There will be many who will read my post and be a bit upset about it, because its been drilled into there heads from the very beginning of their triathlon experience that they must train harder and harder to get faster and faster in the swim.

I know because I've been there and made that same mistake. One year I had a personal coach, swam with a masters club 2 nights a week for months and swam on my own another 3 workouts. I was ready for the swim of my life and ended up being 3 minutes slower than the previous years. I also hit the wall in the run, because I had tried too hard in the swim.

I told myself I would NEVER do that again. I swam 3 days a week and the odd time 4 and learned the total immersion technique of swimming more efficiently and I never worried again about being faster out of the water. I concerned myself with being "less fatigued" coming out of the water. I developed a strategy for staying out of traffic trouble during the swim. With less stress, my heart-rate stayed lower and that's always a good thing.

For the years after, my swim time never changed more than a few minutes either way. I became fitter because I began weight training and running more with the extra training time I now had.

When I finally put it all together in a race, and learned to conserve energy for the final hours, I went from personal best of just over 12 hours to 10:46. It all came down to having the energy to run a 3 and a half hour marathon instead of doing the Ironman shuffle for 5 hours or so.

It had nothing to do with swimming 5 or 10 or 15 minutes faster.

For age-groupers who start out swimming late in life, all the swim training in the world will only take you so far, so why obsess about it?
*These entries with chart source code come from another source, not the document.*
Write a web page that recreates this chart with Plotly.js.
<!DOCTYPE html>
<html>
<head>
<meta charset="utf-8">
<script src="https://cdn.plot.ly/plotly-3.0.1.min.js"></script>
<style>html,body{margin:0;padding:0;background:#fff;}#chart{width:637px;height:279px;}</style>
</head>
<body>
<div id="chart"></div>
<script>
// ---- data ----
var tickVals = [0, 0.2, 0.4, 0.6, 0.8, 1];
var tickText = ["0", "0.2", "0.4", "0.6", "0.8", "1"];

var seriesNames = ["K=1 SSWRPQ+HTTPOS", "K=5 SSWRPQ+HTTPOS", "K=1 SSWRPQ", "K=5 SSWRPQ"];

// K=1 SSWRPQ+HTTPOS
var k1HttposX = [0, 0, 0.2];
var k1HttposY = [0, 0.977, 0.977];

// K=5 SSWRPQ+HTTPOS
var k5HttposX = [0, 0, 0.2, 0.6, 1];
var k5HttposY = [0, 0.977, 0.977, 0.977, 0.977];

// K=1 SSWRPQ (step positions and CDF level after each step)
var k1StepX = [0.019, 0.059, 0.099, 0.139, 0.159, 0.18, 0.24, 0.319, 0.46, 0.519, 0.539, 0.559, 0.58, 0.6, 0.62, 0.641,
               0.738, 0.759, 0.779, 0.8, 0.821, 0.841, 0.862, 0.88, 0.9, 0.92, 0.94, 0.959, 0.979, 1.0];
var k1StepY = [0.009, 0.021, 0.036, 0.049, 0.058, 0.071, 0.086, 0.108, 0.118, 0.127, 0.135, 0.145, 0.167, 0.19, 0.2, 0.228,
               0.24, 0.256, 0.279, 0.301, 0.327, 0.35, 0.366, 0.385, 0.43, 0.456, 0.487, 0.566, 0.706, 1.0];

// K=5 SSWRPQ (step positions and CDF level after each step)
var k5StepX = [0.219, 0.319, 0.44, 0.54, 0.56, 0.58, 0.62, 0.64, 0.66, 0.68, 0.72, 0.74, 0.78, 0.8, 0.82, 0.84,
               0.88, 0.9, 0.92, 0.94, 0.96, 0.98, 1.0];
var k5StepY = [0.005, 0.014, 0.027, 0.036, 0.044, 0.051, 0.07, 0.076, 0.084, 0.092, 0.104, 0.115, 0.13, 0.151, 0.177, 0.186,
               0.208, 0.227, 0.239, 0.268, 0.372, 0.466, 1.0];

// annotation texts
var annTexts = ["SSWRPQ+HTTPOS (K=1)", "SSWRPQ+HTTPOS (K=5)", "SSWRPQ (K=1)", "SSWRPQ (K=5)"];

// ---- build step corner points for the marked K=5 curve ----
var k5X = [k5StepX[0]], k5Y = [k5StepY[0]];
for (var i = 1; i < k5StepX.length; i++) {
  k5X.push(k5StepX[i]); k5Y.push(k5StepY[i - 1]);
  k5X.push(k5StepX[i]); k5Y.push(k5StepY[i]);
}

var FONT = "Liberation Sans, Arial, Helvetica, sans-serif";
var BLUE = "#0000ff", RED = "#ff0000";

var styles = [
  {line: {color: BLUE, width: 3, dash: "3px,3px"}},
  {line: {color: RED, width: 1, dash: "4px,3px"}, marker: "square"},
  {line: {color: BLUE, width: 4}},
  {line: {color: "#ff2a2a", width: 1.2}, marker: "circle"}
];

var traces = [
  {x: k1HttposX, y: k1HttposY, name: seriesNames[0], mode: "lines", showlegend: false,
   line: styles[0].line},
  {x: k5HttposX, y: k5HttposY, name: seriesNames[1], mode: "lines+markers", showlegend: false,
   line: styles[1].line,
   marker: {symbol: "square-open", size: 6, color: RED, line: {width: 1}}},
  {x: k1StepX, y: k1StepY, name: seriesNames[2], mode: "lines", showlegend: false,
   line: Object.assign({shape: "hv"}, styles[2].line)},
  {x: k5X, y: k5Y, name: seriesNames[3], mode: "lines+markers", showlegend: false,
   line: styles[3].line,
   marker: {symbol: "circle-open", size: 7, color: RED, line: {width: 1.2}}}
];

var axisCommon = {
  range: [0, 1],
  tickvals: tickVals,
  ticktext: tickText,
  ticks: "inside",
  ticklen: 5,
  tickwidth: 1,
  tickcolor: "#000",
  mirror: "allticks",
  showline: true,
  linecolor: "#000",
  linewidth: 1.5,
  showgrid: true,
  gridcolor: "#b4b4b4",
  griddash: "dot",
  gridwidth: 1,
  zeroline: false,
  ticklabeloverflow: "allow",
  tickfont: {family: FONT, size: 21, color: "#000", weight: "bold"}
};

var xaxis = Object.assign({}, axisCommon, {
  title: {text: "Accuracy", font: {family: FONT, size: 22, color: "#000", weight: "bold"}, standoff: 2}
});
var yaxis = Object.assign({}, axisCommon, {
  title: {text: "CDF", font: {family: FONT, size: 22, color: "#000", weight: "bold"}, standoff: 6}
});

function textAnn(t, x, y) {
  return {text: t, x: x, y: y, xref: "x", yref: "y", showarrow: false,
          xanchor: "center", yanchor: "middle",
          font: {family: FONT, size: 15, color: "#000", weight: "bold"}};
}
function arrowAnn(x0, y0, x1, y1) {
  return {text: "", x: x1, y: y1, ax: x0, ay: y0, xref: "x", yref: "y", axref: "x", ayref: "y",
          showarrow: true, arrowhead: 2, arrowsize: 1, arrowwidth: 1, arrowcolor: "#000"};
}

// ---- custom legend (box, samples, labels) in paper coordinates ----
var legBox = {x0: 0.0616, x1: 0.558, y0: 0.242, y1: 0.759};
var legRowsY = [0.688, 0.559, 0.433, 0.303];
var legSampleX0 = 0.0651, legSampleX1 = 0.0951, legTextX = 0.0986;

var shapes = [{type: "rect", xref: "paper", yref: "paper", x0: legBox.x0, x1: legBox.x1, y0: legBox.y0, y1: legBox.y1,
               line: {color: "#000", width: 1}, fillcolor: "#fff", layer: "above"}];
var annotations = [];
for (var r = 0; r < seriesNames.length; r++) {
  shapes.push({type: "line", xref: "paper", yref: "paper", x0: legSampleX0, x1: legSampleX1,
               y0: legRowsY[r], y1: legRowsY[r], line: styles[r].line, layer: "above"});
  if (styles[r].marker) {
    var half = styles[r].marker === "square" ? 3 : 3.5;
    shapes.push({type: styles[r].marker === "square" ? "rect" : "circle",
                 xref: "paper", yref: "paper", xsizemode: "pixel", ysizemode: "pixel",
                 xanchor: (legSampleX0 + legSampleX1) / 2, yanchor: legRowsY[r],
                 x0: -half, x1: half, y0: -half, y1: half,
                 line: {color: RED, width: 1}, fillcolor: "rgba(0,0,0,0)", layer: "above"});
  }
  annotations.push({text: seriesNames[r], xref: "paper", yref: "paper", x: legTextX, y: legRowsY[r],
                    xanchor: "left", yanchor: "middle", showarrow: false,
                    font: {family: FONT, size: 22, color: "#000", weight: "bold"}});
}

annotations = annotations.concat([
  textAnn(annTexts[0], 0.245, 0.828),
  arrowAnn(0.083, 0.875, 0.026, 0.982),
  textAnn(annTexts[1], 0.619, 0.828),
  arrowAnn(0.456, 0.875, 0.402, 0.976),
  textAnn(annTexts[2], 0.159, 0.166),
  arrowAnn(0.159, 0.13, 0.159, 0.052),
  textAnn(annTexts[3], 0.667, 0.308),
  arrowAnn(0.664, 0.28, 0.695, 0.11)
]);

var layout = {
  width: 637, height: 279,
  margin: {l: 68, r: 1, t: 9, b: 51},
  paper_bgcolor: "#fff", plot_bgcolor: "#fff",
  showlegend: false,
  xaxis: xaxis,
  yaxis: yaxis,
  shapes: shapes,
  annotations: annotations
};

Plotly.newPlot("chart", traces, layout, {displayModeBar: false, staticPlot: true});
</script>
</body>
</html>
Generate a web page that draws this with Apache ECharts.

Learn how to swim economically. Have a swim strategy in place for race morning. Swim train enough so that you can easily handle the distance and don't worry so much about being a few minutes faster.

Conserve your energy and if you can maintain a steady pace through-out the marathon you will pass several hundred athletes who are faster swimmers than you. It happens every single Ironman race no matter where in the world it happens to be.